Project: Show Me the Data Structures
Problem 1: Least Recently Used Cache
We have briefly discussed caching as part of a practice problem while studying hash maps.
The lookup operation (i.e., get()) and put() / set() is supposed to be fast for a cache memory.
While doing the get() operation, if the entry is found in the cache, it is known as a cache hit. If, however, the entry is not found, it is known as a cache miss.
When designing a cache, we also place an upper bound on the size of the cache. If the cache is full and we want to add a new entry to the cache, we use some criteria to remove an element. After removing an element, we use the put() operation to insert the new element. The remove operation should also be fast.
For our first problem, the goal will be to design a data structure known as a Least Recently Used (LRU) cache. An LRU cache is a type of cache in which we remove the least recently used entry when the cache memory reaches its limit. For the current problem, consider both get and set operations as an use operation.
Your job is to use an appropriate data structure(s) to implement the cache.
In case of a cache hit, your get() operation should return the appropriate value. In case of a cache miss, your get() should return -1. While putting an element in the cache, your put() / set() operation must insert the element. If the cache is full, you must write code that removes the least recently used entry first and then insert the element. All operations must take O(1) time.
For the current problem, you can consider the size of cache = 5.
Problem 2: File Recursion
For this problem, the goal is to write code for finding all files under a directory (and all directories beneath it) that end with ".c"
Note: os.walk() is a handy Python method which can achieve this task very easily. However, for this problem you are not allowed to use os.walk().
Problem 3: Data Compression
Overview:
In general, a data compression algorithm reduces the amount of memory (bits) required to represent a message (data). The compressed data, in turn, helps to reduce the transmission time from a sender to receiver. The sender encodes the data, and the receiver decodes the encoded data. As part of this problem, you have to implement the logic for both encoding and decoding.

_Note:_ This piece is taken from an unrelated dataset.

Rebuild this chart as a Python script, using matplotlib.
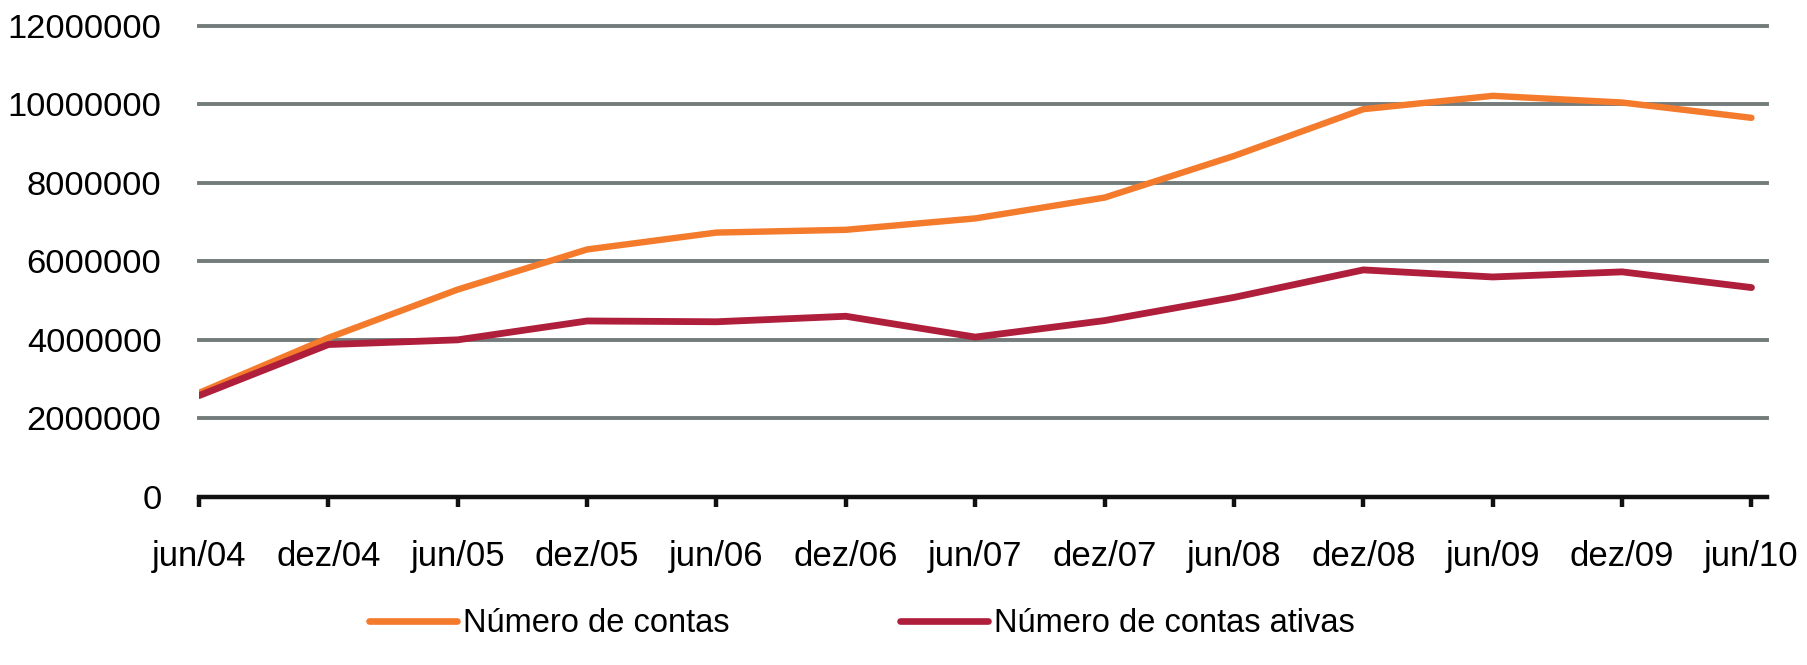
import matplotlib
matplotlib.use("Agg")
import matplotlib.pyplot as plt
import numpy as np

# categories (semesters) and series values
periods = ["jun/04", "dez/04", "jun/05", "dez/05", "jun/06", "dez/06", "jun/07",
           "dez/07", "jun/08", "dez/08", "jun/09", "dez/09", "jun/10"]
contas = [2650000, 4050000, 5280000, 6300000, 6730000, 6800000, 7090000,
          7620000, 8680000, 9870000, 10210000, 10040000, 9650000]
contas_ativas = [2580000, 3880000, 4000000, 4480000, 4460000, 4600000, 4070000,
                 4490000, 5080000, 5780000, 5600000, 5730000, 5330000]
series_labels = ["Número de contas", "Número de contas ativas"]
y_ticks = [0, 2000000, 4000000, 6000000, 8000000, 10000000, 12000000]

ORANGE = "#F47A2C"
RED = "#AF1F3B"
GRID = "#737B7B"

plt.rcParams["font.family"] = ["Liberation Sans", "DejaVu Sans"]

W, H = 1808, 665
fig = plt.figure(figsize=(W / 100, H / 100), dpi=100)
ax = fig.add_axes([199 / W, 1 - 497 / H, (1767 - 199) / W, (497 - 25.5) / H])

x = np.arange(len(periods))
ax.plot(x, contas, color=ORANGE, lw=4.6, solid_capstyle="round",
        solid_joinstyle="round", label=series_labels[0], zorder=3)
ax.plot(x, contas_ativas, color=RED, lw=4.9, solid_capstyle="round",
        solid_joinstyle="round", label=series_labels[1], zorder=4)

ax.set_xlim(0, 12.12)
ax.set_ylim(0, 12000000)
ax.set_yticks(y_ticks)
ax.set_yticklabels([str(v) for v in y_ticks], fontsize=24.8)
ax.set_xticks(x)
ax.set_xticklabels(periods, fontsize=25)

# horizontal grid (the top one sits on the axes edge, so no clipping)
for v in y_ticks[1:]:
    ax.axhline(v, color=GRID, lw=2.8, zorder=1, clip_on=False)

for s in ("left", "right", "top"):
    ax.spines[s].set_visible(False)
ax.spines["bottom"].set_linewidth(3.2)
ax.spines["bottom"].set_color("#111111")
ax.spines["bottom"].set_zorder(5)
ax.tick_params(axis="y", length=0, pad=27)
ax.tick_params(axis="x", direction="out", length=7, width=3.2, color="#111111", pad=24)

leg = ax.legend(loc="center left", bbox_to_anchor=(369 / W, 1 - 624 / H),
                bbox_transform=fig.transFigure, ncol=2, frameon=False,
                borderpad=0, borderaxespad=0, handlelength=2.7, handletextpad=0.19,
                columnspacing=5.2, prop={"size": 23.5})
for line in leg.get_lines():
    line.set_linewidth(4.8)
    line.set_solid_capstyle("round")

fig.savefig("out.png", dpi=100)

A data compression algorithm could be either lossy or lossless, meaning that when compressing the data, there is a loss (lossy) or no loss (lossless) of information. The Huffman Coding is a lossless data compression algorithm with two phases -- encoding and decoding.
You will have to implement the logic for both Huffman encoding and decoding.
Problem 4: Active Directory
In Windows Active Directory, a group can consist of user(s) and group(s) themselves. We can construct this hierarchy as such. Where User is represented by str representing their ids.
class Group(object):
def __init__(self, _name):
self.name = _name
self.groups = []
self.users = []
def add_group(self, group):
self.groups.append(group)
def add_user(self, user):
self.users.append(user)
def get_groups(self):
return self.groups
def get_users(self):
return self.users
def get_name(self):
return self.name
parent = Group("parent")
child = Group("child")
sub_child = Group("subchild")
sub_child_user = "sub_child_user"
sub_child.add_user(sub_child_user)
child.add_group(sub_child)
parent.add_group(child)
Write a function that provides an efficient look up of whether the user is in a group.
Problem 5: Blockchain
A Blockchain is a sequential chain of records, similar to a linked list. Each block contains some information and how it is connected related to the other blocks in the chain. Each block contains a cryptographic hash of the previous block, a timestamp, and transaction data. For our blockchain we will be using a SHA-256 hash, the Greenwich Mean Time when the block was created, and text strings as the data.
Use your knowledge of linked lists and hashing to create a blockchain implementation.
Problem 6: Union and Intersection of Two Linked Lists
Your task for this problem is to fill out the union and intersection functions. The union of two sets A and B is the set of elements which are in A, in B, or in both A and B. The intersection of two sets A and B, denoted by A ∩ B, is the set of all objects that are members of both the sets A and B.
You will take in two linked lists and return a linked list that is composed of either the union or intersection, respectively. Once you have completed the problem you will create your own test cases and perform your own run time analysis on the code.